Opinión

Columna de Copano: "Una historia de terror"

Francisco vive en un barrio de clase media en la periferia. Casas iguales a las del vecino con pequeñas modificaciones. Cerca de él hay una farmacia, un supermercado y un videoclub, como en tantos barrios. Va en cuarto medio. Para llegar a su colegio toma micro. Estudia en una cadena de colegios perfil McDonald’s donde usan uniformes que se compran en cierto mall y se levanta temprano para decir presente en la lista. Es una vida promedio: ya cogió un par de veces con una compañera, ha tomado en un carrete y hasta probó pitos pero no le gustaron.

Le han dicho que las buenas notas le permitirán escalar en la vida. Su padre, mecánico, tiene la esperanza de tener un médico, o un arquitecto. Quién sabe. La madre es más permisiva y sostiene que tiene que estudiar algo que le haga feliz.

En el colegio lo preparan poco y nada. Es más, entra el frío en la sala culpa de un vidrio roto lo que hace la estadía incómoda en esa cárcel. Sus compañeros más desordenados impiden que tome mucha atención y siempre hay un buen motivo de los más locos del curso para discutir con los profes y salir antes de la sala.

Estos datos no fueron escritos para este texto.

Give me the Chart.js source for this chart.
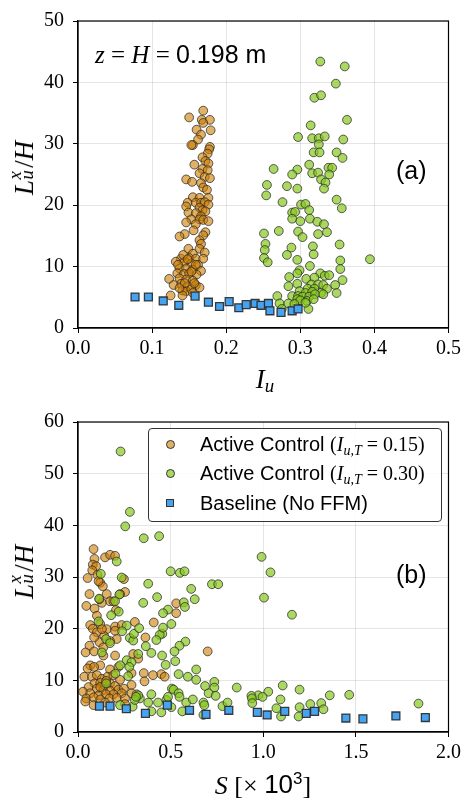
<!DOCTYPE html>
<html><head><meta charset="utf-8">
<script src="https://cdn.jsdelivr.net/npm/chart.js@4.4.1/dist/chart.umd.min.js"></script>
<style>
html,body{margin:0;padding:0;background:#fff;}
#wrap{position:relative;width:465px;height:802px;overflow:hidden;background:#fff;}
canvas{position:absolute;left:0;}
.t{position:absolute;white-space:nowrap;color:#000;line-height:1;}
.m{font-family:"Liberation Serif","DejaVu Serif",serif;}
.s{font-family:"Liberation Sans",Arial,sans-serif;}
.ss{display:inline-block;position:relative;width:0.45em;height:1em;}
.ss .sp{position:absolute;left:0.02em;top:-0.02em;font-size:0.7em;font-style:italic;}
.ss .sb{position:absolute;left:0.02em;top:0.62em;font-size:0.7em;font-style:italic;}
.rot{transform:translate(-50%,-50%) rotate(-90deg);}
.ctr{transform:translate(-50%,-50%);}
#legend{position:absolute;left:148px;top:428px;width:292px;height:92px;border:1px solid #333;border-radius:4px;background:rgba(255,255,255,0.85);}
.lrow{position:absolute;left:0;height:24px;font-size:20px;}
.mk{position:absolute;box-sizing:border-box;border:1px solid #333;}
.lt{position:absolute;left:51px;top:0;white-space:nowrap;line-height:24px;}
</style></head>
<body>
<div id="wrap">
  <canvas id="ca" width="465" height="401" style="top:0"></canvas>
  <canvas id="cb" width="465" height="401" style="top:401px"></canvas>

  <div class="t m rot" style="left:22px;top:168px;font-size:27px;"><i>L</i><span class="ss"><span class="sp">x</span><span class="sb">u</span></span>/<i>H</i></div>
  <div class="t m ctr" style="left:265px;top:381px;font-size:27px;"><i>I</i><sub style="font-size:0.7em;vertical-align:-0.25em"><i>u</i></sub></div>
  <div class="t" style="left:95px;top:42px;font-size:25px;"><span class="m"><i>z</i> = <i>H</i> = </span><span class="s">0.198 m</span></div>
  <div class="t s" style="left:396px;top:158px;font-size:25px;">(a)</div>

  <div class="t m rot" style="left:22px;top:572px;font-size:27px;"><i>L</i><span class="ss"><span class="sp">x</span><span class="sb">u</span></span>/<i>H</i></div>
  <div class="t ctr" style="left:263px;top:785px;font-size:26px;"><span class="m"><i>S</i> [× </span><span class="s">10<sup style="font-size:0.65em;vertical-align:0.55em">3</sup></span><span class="m">]</span></div>
  <div class="t s" style="left:396px;top:562px;font-size:25px;">(b)</div>

  <div id="legend">
    <div class="lrow" style="top:3px;width:290px;">
      <div class="mk" style="left:17px;top:8px;width:9px;height:9px;border-radius:50%;background:rgba(205,125,0,0.6);"></div>
      <div class="lt"><span class="s">Active Control </span><span class="m">(<i>I</i><sub style="font-size:0.7em;vertical-align:-0.25em"><i>u,T</i></sub> = 0.15)</span></div>
    </div>
    <div class="lrow" style="top:32px;width:290px;">
      <div class="mk" style="left:17px;top:8px;width:9px;height:9px;border-radius:50%;background:rgba(135,200,30,0.7);"></div>
      <div class="lt"><span class="s">Active Control </span><span class="m">(<i>I</i><sub style="font-size:0.7em;vertical-align:-0.25em"><i>u,T</i></sub> = 0.30)</span></div>
    </div>
    <div class="lrow" style="top:62px;width:290px;">
      <div class="mk" style="left:17px;top:8px;width:8px;height:8px;background:rgb(70,163,240);"></div>
      <div class="lt s">Baseline (No FFM)</div>
    </div>
  </div>
</div>
<script>
// ---------- Panel (a): L/H versus I_u ----------
const iuBrownA = [0.169,0.150,0.167,0.178,0.169,0.160,0.179,0.166,0.162,0.155,
0.153,0.178,0.177,0.175,0.168,0.172,0.157,0.176,0.168,0.175,
0.164,0.171,0.178,0.146,0.154,0.166,0.169,0.174,0.155,0.164,
0.176,0.148,0.159,0.166,0.171,0.176,0.146,0.164,0.168,0.172,
0.149,0.159,0.166,0.153,0.164,0.169,0.176,0.146,0.159,0.156,
0.172,0.144,0.137,0.169,0.164,0.166,0.149,0.164,0.155,0.171,
0.139,0.150,0.159,0.169,0.132,0.144,0.153,0.162,0.137,0.146,
0.155,0.166,0.134,0.143,0.150,0.160,0.137,0.123,0.146,0.155,
0.139,0.129,0.148,0.159,0.164,0.141,0.146,0.153,0.125,0.141,
0.155,0.135,0.142,0.148,0.153,0.159,0.144,0.157,0.137];
const lhBrownA = [35.4,34.3,33.9,33.9,33.4,32.3,32.2,31.5,30.7,29.8,
29.8,29.5,29.1,28.4,27.8,27.2,26.6,26.8,25.9,25.7,
25.2,24.6,24.4,24.2,23.8,23.6,22.9,22.5,21.3,21.2,
21.2,20.4,20.4,20.4,20.5,20.1,19.8,19.6,19.2,19.0,
18.8,18.7,18.2,17.7,17.7,17.6,17.4,17.2,16.9,15.9,
15.6,15.3,14.9,15.1,14.3,13.7,12.9,12.9,12.1,12.3,
11.3,11.4,11.3,11.3,10.8,10.8,10.5,10.3,9.7,9.7,
9.5,9.3,8.9,8.8,8.9,8.7,8.1,8.0,7.9,7.7,
7.2,7.0,6.8,7.0,6.6,6.1,6.0,6.3,5.3,5.3,
5.7,10.3,11.9,11.2,9.2,10.3,7.3,7.3,6.5];

const iuGreenA = [0.327,0.360,0.348,0.319,0.328,0.363,0.314,0.297,0.316,0.325,
0.333,0.358,0.325,0.318,0.326,0.349,0.357,0.312,0.338,0.343,
0.264,0.296,0.289,0.316,0.324,0.339,0.328,0.334,0.255,0.282,
0.296,0.332,0.254,0.349,0.276,0.301,0.307,0.356,0.312,0.289,
0.293,0.313,0.289,0.300,0.323,0.332,0.271,0.297,0.251,0.324,
0.336,0.303,0.253,0.353,0.317,0.288,0.252,0.318,0.282,0.251,
0.394,0.296,0.354,0.256,0.313,0.354,0.299,0.296,0.327,0.333,
0.339,0.285,0.308,0.319,0.357,0.296,0.315,0.324,0.331,0.347,
0.284,0.310,0.319,0.336,0.299,0.307,0.316,0.328,0.349,0.269,
0.289,0.297,0.303,0.312,0.320,0.331,0.296,0.300,0.309,0.318,
0.272,0.284,0.292,0.311,0.275,0.307];
const lhGreenA = [43.4,42.6,39.8,37.5,37.9,33.9,33.0,31.1,30.9,30.9,
31.2,30.7,29.9,28.6,28.6,28.6,27.7,26.6,26.1,26.1,
25.9,25.8,25.0,25.2,25.3,25.0,24.2,23.7,23.3,23.1,
22.7,22.7,21.6,20.9,20.5,20.1,20.2,19.5,19.2,18.8,
18.9,17.8,17.8,17.4,17.3,16.9,15.8,15.7,15.4,15.3,
15.6,14.8,13.7,13.6,13.3,13.1,12.7,12.0,11.9,11.4,
11.2,11.1,11.0,10.7,10.1,9.6,9.4,8.9,8.9,8.5,
8.6,8.3,8.0,8.2,7.8,7.2,7.1,7.1,7.0,7.0,
6.8,6.4,6.4,6.4,6.0,5.7,5.9,5.7,5.7,5.2,
5.2,5.2,5.1,5.1,5.5,5.5,4.7,4.5,4.4,4.7,
4.0,4.0,3.9,3.1,3.1,4.1];

const iuBaseA = [0.077,0.095,0.115,0.136,0.158,0.176,0.191,0.204,0.217,0.227,0.239,0.247,0.257,0.259,0.274,0.289,0.297];
const lhBaseA = [5.05,5.05,4.4,3.7,5.2,4.2,3.5,4.3,3.3,3.8,4.0,3.7,4.0,2.8,2.55,2.8,3.1];

// ---------- Panel (b): L/H versus S [x10^3] ----------
const sBrownB = [0.084,0.089,0.080,0.098,0.077,0.146,0.173,0.200,0.052,0.105,
0.120,0.134,0.248,0.111,0.062,0.155,0.254,0.227,0.045,0.089,
0.129,0.173,0.116,0.191,0.205,0.530,0.530,0.307,0.409,0.066,
0.080,0.120,0.155,0.200,0.236,0.102,0.141,0.209,0.364,0.116,
0.173,0.062,0.041,0.087,0.137,0.200,0.700,0.298,0.325,0.066,
0.052,0.120,0.173,0.218,0.289,0.355,0.405,0.450,0.468,0.034,
0.075,0.102,0.129,0.159,0.191,0.227,0.359,0.089,0.120,0.146,
0.173,0.200,0.289,0.057,0.102,0.137,0.173,0.218,0.248,0.027,
0.066,0.111,0.152,0.191,0.236,0.289,0.316,0.045,0.084,0.120,
0.170,0.209,0.254,0.039,0.084,0.146,0.254,0.120,0.152,0.087,
0.137,0.087,0.129,0.102,0.200];
const lhBrownB = [35.4,33.5,32.4,32.1,31.3,33.8,34.3,34.1,29.8,30.4,
28.9,28.2,29.6,29.2,26.7,26.7,27.1,26.7,24.4,23.9,
25.0,25.3,25.7,25.3,23.6,24.9,23.0,21.3,21.2,20.7,
20.0,20.9,19.9,20.4,20.7,19.3,18.6,18.0,18.3,17.4,
17.6,16.7,15.4,15.6,16.4,14.8,15.6,15.1,14.2,12.9,
12.3,12.9,12.1,12.6,11.4,11.4,11.0,11.2,10.7,10.7,
10.7,11.0,10.3,10.7,11.0,10.1,9.8,9.4,9.5,9.1,
9.4,8.9,9.1,8.7,8.4,8.1,8.0,8.2,8.4,7.8,
7.5,7.1,7.3,7.3,7.5,7.5,7.3,6.5,6.7,6.3,
6.5,6.6,6.5,5.9,5.2,5.7,5.4,8.7,9.9,12.6,
14.8,18.3,19.9,22.5,19.6];

const sGreenB = [0.230,0.280,0.255,0.438,0.355,0.991,1.039,0.209,0.123,0.500,
0.550,0.575,0.236,0.379,0.723,0.757,0.611,0.223,0.427,1.004,
0.630,0.114,0.200,0.352,0.571,0.577,0.486,0.459,0.220,1.155,
0.179,0.455,0.441,0.459,0.504,0.263,0.238,0.111,0.152,0.173,
0.280,0.298,0.302,0.330,0.423,0.580,0.548,0.366,0.521,0.396,
0.325,0.454,0.129,0.263,0.289,0.525,0.473,0.638,0.227,0.277,
0.543,0.593,0.638,0.736,0.271,0.202,0.152,0.736,0.686,0.857,
1.105,1.196,0.507,0.516,0.543,1.027,0.973,0.936,0.996,0.705,
0.743,1.359,1.464,0.548,0.939,1.093,1.838,0.396,0.334,0.325,
0.379,0.432,0.477,0.486,0.584,0.620,0.677,0.682,0.780,0.807,
0.941,1.071,1.096,1.191,1.196,1.254,1.313,1.325,0.504,0.563,
0.677,0.396,0.450,0.295,0.227,0.307,0.313];
const lhGreenB = [54.3,42.6,39.8,37.9,37.5,33.9,30.9,33.0,30.6,31.1,
30.8,31.1,29.9,28.7,28.6,28.6,27.7,26.6,26.1,26.0,
25.7,25.8,25.3,25.0,25.1,24.2,23.7,23.0,23.3,22.7,
22.6,19.0,18.8,20.2,20.9,20.6,19.5,21.4,18.0,17.2,
18.2,17.7,19.0,20.1,17.8,17.5,16.7,16.6,15.6,15.3,
15.1,14.8,15.4,13.9,13.5,13.7,13.0,12.1,12.9,12.6,
11.2,10.7,10.1,9.7,10.8,11.3,9.4,8.6,8.9,8.6,
9.0,8.2,8.4,8.2,7.5,7.8,7.1,7.0,6.8,7.5,
7.0,7.1,7.2,6.8,6.5,6.3,5.5,7.3,6.5,7.1,
5.7,5.7,6.2,6.8,5.7,6.3,5.7,5.2,5.0,5.7,
5.6,4.6,3.0,3.0,4.8,5.4,5.6,4.4,4.8,4.0,
3.3,4.0,3.8,4.9,5.2,6.2,6.8];

const sBaseB = [0.116,0.173,0.261,0.364,0.482,0.602,0.691,0.814,0.968,1.021,1.116,1.232,1.277,1.446,1.538,1.716,1.875];
const lhBaseB = [5.0,5.0,4.5,3.6,5.2,4.2,3.4,4.2,3.8,3.3,4.0,3.6,4.0,2.7,2.55,3.1,2.8];

const seriesNames = ['Active Control (I_u,T = 0.15)','Active Control (I_u,T = 0.30)','Baseline (No FFM)'];
const xTicksA = [0,0.1,0.2,0.3,0.4,0.5];
const xTicksB = [0,0.5,1.0,1.5,2.0];

// ---------- drawing ----------
const pts = (xs, ys) => xs.map((x, i) => ({x: x, y: ys[i]}));
const BROWN = 'rgba(205,125,0,0.6)';
const GREEN = 'rgba(135,200,30,0.7)';
const BLUE = 'rgb(70,163,240)';
const EDGE = 'rgba(40,40,40,0.75)';

function datasets(bx, by, gx, gy, sx, sy) {
  return [
    {label: seriesNames[2], data: pts(sx, sy), pointStyle: 'rect', pointRadius: 5.6, backgroundColor: BLUE, borderColor: 'rgba(40,40,40,0.9)', borderWidth: 1.3, showLine: false, order: 1},
    {label: seriesNames[1], data: pts(gx, gy), pointRadius: 4.4, backgroundColor: GREEN, borderColor: EDGE, borderWidth: 1, showLine: false, order: 2},
    {label: seriesNames[0], data: pts(bx, by), pointRadius: 4.4, backgroundColor: BROWN, borderColor: EDGE, borderWidth: 1, showLine: false, order: 3}
  ];
}

const frame = {
  id: 'frame',
  afterDatasetsDraw(chart) {
    const a = chart.chartArea, c = chart.ctx;
    c.save();
    c.strokeStyle = '#000';
    c.lineWidth = 1.2;
    c.strokeRect(a.left, a.top, a.right - a.left, a.bottom - a.top);
    c.restore();
  }
};

function opts(xmax, xticks, ymax, padTop, xh) {
  const tickFont = {family: 'Liberation Serif', size: 20};
  return {
    responsive: false, animation: false, events: [],
    layout: {padding: {left: 0, right: 14, top: padTop, bottom: 0}},
    plugins: {legend: {display: false}, tooltip: {enabled: false}},
    scales: {
      x: {
        type: 'linear', min: 0, max: xmax,
        afterBuildTicks: s => { s.ticks = xticks.map(v => ({value: v})); },
        ticks: {callback: v => Number(v).toFixed(1), font: tickFont, color: '#000', padding: 4, maxRotation: 0, autoSkip: false},
        grid: {color: 'rgba(0,0,0,0.1)', tickColor: '#000', tickLength: 5, lineWidth: 1},
        border: {color: '#000', width: 1.2},
        afterFit: s => { s.height = xh; }
      },
      y: {
        type: 'linear', min: 0, max: ymax,
        ticks: {stepSize: 10, font: tickFont, color: '#000', padding: 9},
        grid: {color: 'rgba(0,0,0,0.1)', tickColor: '#000', tickLength: 5, lineWidth: 1},
        border: {color: '#000', width: 1.2},
        afterFit: s => { s.width = 78; }
      }
    }
  };
}

new Chart(document.getElementById('ca'), {
  type: 'scatter',
  data: {datasets: datasets(iuBrownA, lhBrownA, iuGreenA, lhGreenA, iuBaseA, lhBaseA)},
  options: opts(0.5, xTicksA, 50, 14, 73),
  plugins: [frame]
});
new Chart(document.getElementById('cb'), {
  type: 'scatter',
  data: {datasets: datasets(sBrownB, lhBrownB, sGreenB, lhGreenB, sBaseB, lhBaseB)},
  options: opts(2.0, xTicksB, 60, 18, 70),
  plugins: [frame]
});
</script>
</body></html>
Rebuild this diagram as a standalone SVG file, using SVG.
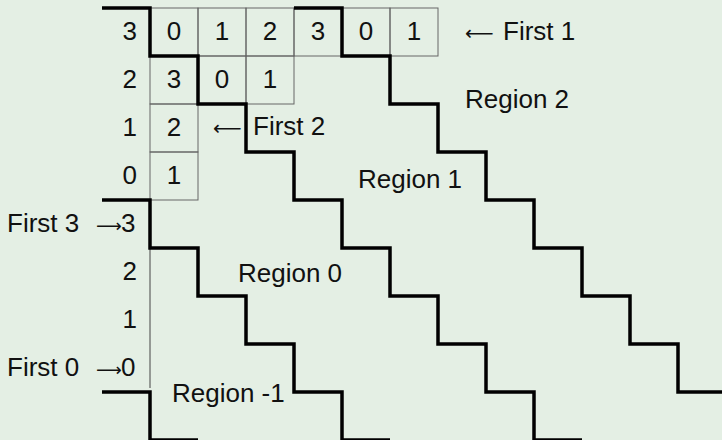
<svg xmlns="http://www.w3.org/2000/svg" width="722" height="440" viewBox="0 0 722 440">
<style>
text{font-family:"Liberation Sans","DejaVu Sans",sans-serif;font-size:26px;fill:#111}
.ar{font-family:"DejaVu Sans",sans-serif;font-size:20px}
.ar2{font-family:"DejaVu Sans",sans-serif;font-size:18px}
.c{text-anchor:middle}
.e{text-anchor:end}
.cell{fill:none;stroke:#666;stroke-width:1}
.stair{fill:none;stroke:#000;stroke-width:3.5;stroke-linejoin:miter;stroke-linecap:butt}
</style>
<rect width="722" height="440" fill="#e4efe4"/>
<g id="grid">
<rect class="cell" x="150" y="8" width="48" height="48"/>
<rect class="cell" x="198" y="8" width="48" height="48"/>
<rect class="cell" x="246" y="8" width="48" height="48"/>
<rect class="cell" x="294" y="8" width="48" height="48"/>
<rect class="cell" x="342" y="8" width="48" height="48"/>
<rect class="cell" x="390" y="8" width="48" height="48"/>
<rect class="cell" x="150" y="56" width="48" height="48"/>
<rect class="cell" x="198" y="56" width="48" height="48"/>
<rect class="cell" x="246" y="56" width="48" height="48"/>
<rect class="cell" x="150" y="104" width="48" height="48"/>
<rect class="cell" x="150" y="152" width="48" height="48"/>
<line x1="150" y1="200" x2="150" y2="388" stroke="#444" stroke-width="1"/>
<text class="c" x="174" y="40">0</text>
<text class="c" x="222" y="40">1</text>
<text class="c" x="270" y="40">2</text>
<text class="c" x="318" y="40">3</text>
<text class="c" x="366" y="40">0</text>
<text class="c" x="414" y="40">1</text>
<text class="c" x="174" y="88">3</text>
<text class="c" x="222" y="88">0</text>
<text class="c" x="270" y="88">1</text>
<text class="c" x="174" y="136">2</text>
<text class="c" x="174" y="184">1</text>
</g>
<g id="axis-labels">
<text class="e" x="137" y="40">3</text>
<text class="e" x="137" y="88">2</text>
<text class="e" x="137" y="136">1</text>
<text class="e" x="137" y="184">0</text>
<text x="7" y="232">First 3 <tspan class="ar2" x="96">⟶</tspan><tspan x="121">3</tspan></text>
<text class="e" x="137" y="280">2</text>
<text class="e" x="137" y="328">1</text>
<text x="7" y="376">First 0 <tspan class="ar2" x="96">⟶</tspan><tspan x="121">0</tspan></text>
</g>
<g id="connectors">
<path class="stair" d="M294,8 H342 V56 H390 V104 H438 V152 H486 V200 H534 V248 H582 V296 H630 V344 H678 V392 H726"/>
<path class="stair" d="M102,8 H150 V56 H198 V104 H246 V152 H294 V200 H342 V248 H390 V296 H438 V344 H486 V392 H534 V440 H582"/>
<path class="stair" d="M102,200 H150 V248 H198 V296 H246 V344 H294 V392 H342 V440 H390"/>
<path class="stair" d="M102,392 H150 V440 H198"/>
</g>
<g id="annotations">
<text x="465" y="40"><tspan class="ar">⟵</tspan> <tspan x="503">First 1</tspan></text>
<text x="213" y="135"><tspan class="ar">⟵</tspan> <tspan x="253">First 2</tspan></text>
<text x="465" y="108">Region 2</text>
<text x="358" y="188">Region 1</text>
<text x="238" y="282">Region 0</text>
<text x="172" y="402">Region -1</text>
</g>
</svg>
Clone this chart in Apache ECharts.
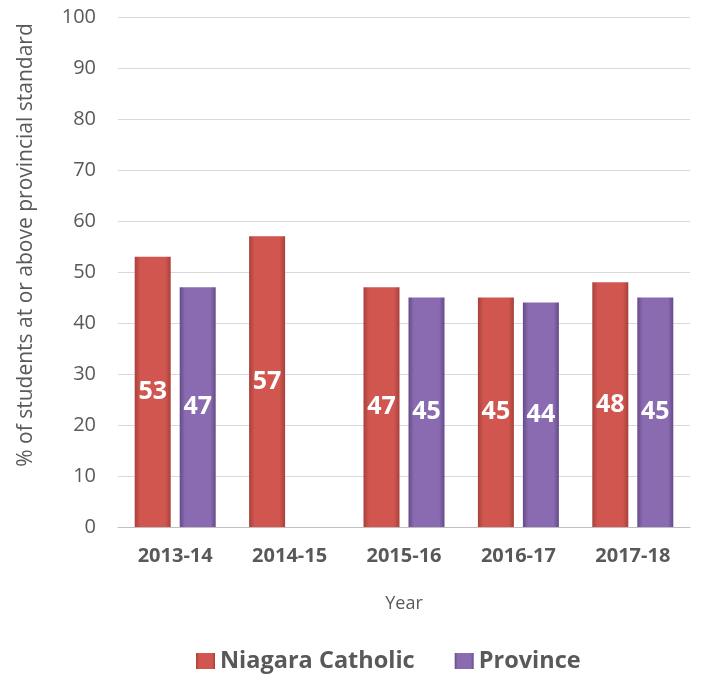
<!DOCTYPE html>
<html>
<head>
<meta charset="utf-8">
<script src="https://cdn.jsdelivr.net/npm/echarts@6/dist/echarts.min.js"></script>
<style>
  html, body { margin: 0; padding: 0; background: #fff; }
  #chart { width: 701px; height: 684px; }
</style>
</head>
<body>
<div id="chart"></div>
<script>
  // 数据
  const years = ['2013-14', '2014-15', '2015-16', '2016-17', '2017-18'];
  const niagara = [53, 57, 47, 45, 48];
  const province = [47, null, 45, 44, 45];
  const yTicks = [0, 10, 20, 30, 40, 50, 60, 70, 80, 90, 100];

  const fontFam = '"Open Sans", sans-serif';

  function barGrad(edge, mid) {
    return new echarts.graphic.LinearGradient(0, 0, 1, 0, [
      { offset: 0, color: edge },
      { offset: 0.15, color: mid },
      { offset: 0.85, color: mid },
      { offset: 1, color: edge }
    ]);
  }

  const chart = echarts.init(document.getElementById('chart'));
  chart.setOption({
    animation: false,
    grid: { left: 118, right: 11, top: 17, bottom: 157 },
    legend: {
      bottom: 6,
      left: 191,
      itemWidth: 19,
      itemHeight: 16,
      itemGap: 40,
      icon: 'rect',
      textStyle: { fontFamily: fontFam, fontSize: 23.5, fontWeight: 'bold', color: '#595959' },
      data: ['Niagara Catholic', 'Province']
    },
    xAxis: {
      type: 'category',
      data: years,
      name: 'Year',
      nameLocation: 'middle',
      nameGap: 68,
      nameTextStyle: { fontFamily: fontFam, fontSize: 18, color: '#595959' },
      axisLine: { lineStyle: { color: '#bfbfbf' } },
      axisTick: { show: false },
      axisLabel: { fontFamily: fontFam, fontSize: 20, fontWeight: 'bold', color: '#595959', margin: 19 }
    },
    yAxis: {
      type: 'value',
      min: yTicks[0],
      max: yTicks[yTicks.length - 1],
      interval: 10,
      name: '% of students at or above provincial standard',
      nameLocation: 'middle',
      nameGap: 81,
      nameTextStyle: { fontFamily: fontFam, fontSize: 21, color: '#595959', padding: [0, 0, 0, 54] },
      axisLine: { show: false },
      axisTick: { show: false },
      axisLabel: { fontFamily: fontFam, fontSize: 20, color: '#595959', margin: 22 },
      splitLine: { lineStyle: { color: '#d9d9d9' } }
    },
    series: [
      {
        name: 'Niagara Catholic',
        type: 'bar',
        data: niagara,
        barWidth: 36,
        barGap: '25%',
        itemStyle: { color: barGrad('#a8403c', '#d0564f') },
        label: {
          show: true, position: 'inside', color: '#fff',
          fontFamily: fontFam, fontSize: 25, fontWeight: 'bold'
        }
      },
      {
        name: 'Province',
        type: 'bar',
        data: province,
        barWidth: 36,
        itemStyle: { color: barGrad('#654b8a', '#8a6bb1') },
        label: {
          show: true, position: 'inside', color: '#fff',
          fontFamily: fontFam, fontSize: 25, fontWeight: 'bold'
        }
      }
    ]
  });
</script>
</body>
</html>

Por eso, contrató un preuniversitario, también conocido como quinto medio, un poco urgido por darse cuenta que no retenía demasiado la materia.
Pasaron las semanas. Llegó la PSU. No le fue tan mal pero tampoco brilló. Era uno más.

La publicidad que comenzaron a pasar en la tele hablaba de instituciones privadas donde iba a “pasarla bien y crecer”. Empezó a revisar la oferta como un jugador deseado por los equipos europeos y sin regulación alguna llego a la Universidad Grande. La UG. Donde los ingenieros tenían todo por delante. Como él, un joven chileno que cantaba la canción nacional cuando la pasaban en la tele al jugar la “Roja”.

Para llegar a la UG cruzaba toda la ciudad. Los profesores hacian ciertas clases que le agradaban y otras no tanto. Se echó dos veces ramos, pero no importaba: aún quedaba la posibilidad de pactar otra vez y seguir pagando. Al final, cachó que el truco eran las lucas y como los viejos querían que saliese algún día (la fortuna de ser hijo único) no les importaba atrasar.

Muchos tomaban otra carrera dentro de la UG. A la UG le importaba ganar plata y no tenía ninguna intención de ser regulada. Su publicidad seguía vendiendo un mundo para­lelo de oportunidades automáticas en base a una cultura exitista y le habían dicho que todo se abriría para él. Pero también se lo dijeron a Roberto que no sabía contar, a Pamela que estaba aburrida, a Juanito y así a miles de compañeros.

Y ahí estaba la trampa: nunca le ayudaron a emprender ni tampoco a especializarse. Era uno más de una manga de robots paga cuenta. Nada de hacer facturas ni armar estrategias con grupos para armar un camino paralelo en una carrera saturada como la que había elegido. Él pensó que por haber comprado un camino se le tenía que entregar todo y comenzó a asumir la idea que sería un grande por su paso en la universidad.

Al salir, tocó puertas y nadie lo recibía con mucho entusiasmo. “Es que es más difícil sin pituto” se rezaba a sí mismo y pasaban los meses. Y los años. Y de pronto estaba atendiendo una caja en un supermercado con una deuda millonaria equivalente a la de un departamento. Y estaba enojado. Muy dolido con la vida. Chile lo había engañado sin ninguna posibilidad de crecer. Sólo había comprado la ilusión del futuro con intereses caros.

Un día llegó donde su viejo, el mecánico, que había conseguido un taxi. Y lo empezó a manejar. De pronto puso una radio y una voz salió diciendo “por favor, admitamos que es mucho mejor que existan taxistas con título que sin él” y apretó los dientes. Se subió un cliente que hablaba por celular. Era otro ingeniero, igual que el, detectó. De otra universidad quizás. De otro barrio, otro mundo, pero representaba que él había fracasado. Y estaba atrapado. Y el odio creció y creció. Diseñar monstruos y odio a cambio de un crédito infinito. Puro dolor.